Handler, R. M. - Presenter, Michigan Technological University
Shonnard, D. R., Michigan Technological University
Palou-Rivera, I., LanzaTech
This is the result of an ongoing collaboration with a team of researchers in an ARPA-E project to investigate the feasibility of utilizing stranded, small-scale sources of natural gas to produce liquid transportation fuels and value added chemicals. In addition to technical and economic considerations, environmental impacts are being studied through a cradle-to-gate life-cycle assessment approach. Here, we present preliminary findings for the fuel life cycle, involving methane procurement, conversion to lipids in a bioreactor, and further downstream processing. We have defined several potential scenarios for using methane derived from stranded gas, associated gas, and landfill gas. The requirements for procuring each gas stream are taken into account, along with fugitive emissions and considerations of alternate usage for each gas stream. Bioreactor input requirements, along with outputs of products and other material streams, were evaluated in consultation with LanzaTech process engineers. Environmental impacts being considered are global warming potential and fossil energy demand. Initial results reveal that major differences emerge between potential gas feedstock scenarios based upon alternate fate of the gas (flaring vs. utility generation, for instance).

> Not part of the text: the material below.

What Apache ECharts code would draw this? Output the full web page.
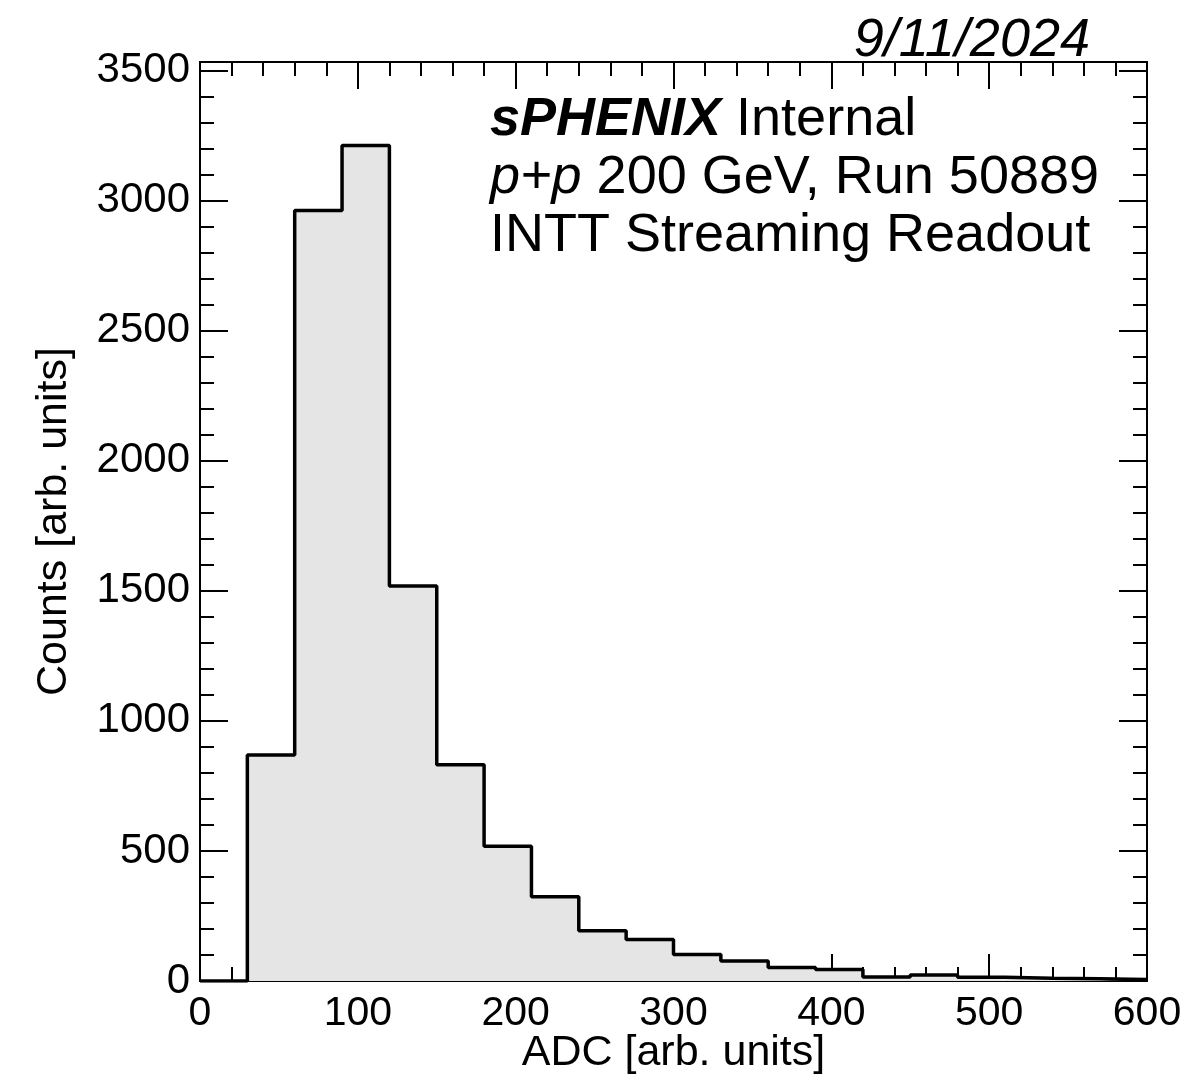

Estimated fugitive emissions rates also play a large role in determining the embodied global warming potential of feedstock gases and will need to be thoroughly documented in each commercial setting to verify optimal performance. Large improvements to the overall environmental performance of the system are gained when next-generation LanzaTech bioreactor technology is utilized, in comparison to conventional loop or bubble column reactors, due to improved mass transfer properties and lower gas compression requirements to facilitate the methane fermentation reaction inside the bioreactor.